Human dermal fibroblasts grown in tissue culture can be suspended and cultured in collagen lattices. These fibroblast-populated collagen lattices (FPCL) undergo a reduction in size by the process of lattice contraction. Fibroblasts from patients with epidermolysis bullosa dystrophica recessive, EBdr, produce excessive quantities of cAMP. These high concentrations of cAMP may be related to the inability of the EBdr fibroblast to elongate and spread out when incorporated into the collagen matrix. Fibroblasts with these morphologic characteristics are not effective in contracting collagen lattices. EBdr fibroblasts in FPCL have intracellular concentrations of cAMP 8 times greater than those of normal fibroblasts in FPCL. They also have a dendritic morphology.

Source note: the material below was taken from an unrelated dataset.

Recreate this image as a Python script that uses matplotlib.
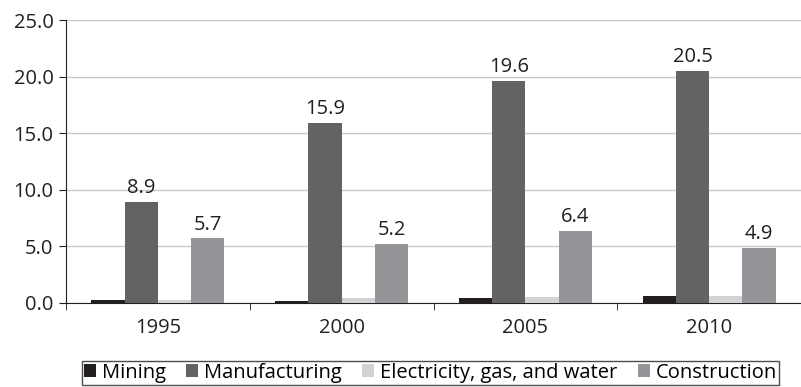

The addition of cholera toxin or dibutyryl cAMP to normal human fibroblasts will cause elevated levels of intracellular cAMP and will inhibit the elongation and spreading of cells and lattice contraction. The cytoskeletal morphology of EBdr fibroblasts differs from that of normal human fibroblasts in FPCL. The use of rhodamine phalloidin, a specific fluorescent stain for F-actin filaments, reveals that EBdr fibroblasts show a pattern of actin distribution shared by normal fibroblasts cultured in the presence of dibutyryl cAMP or cholera toxin. It is proposed that the contractile forces responsible for lattice contraction are identical to those forces responsible for the spreading and elongation of cells. EBdr fibroblasts fail to spread and elongate within a collagen matrix and are therefore not effective in lattice contraction.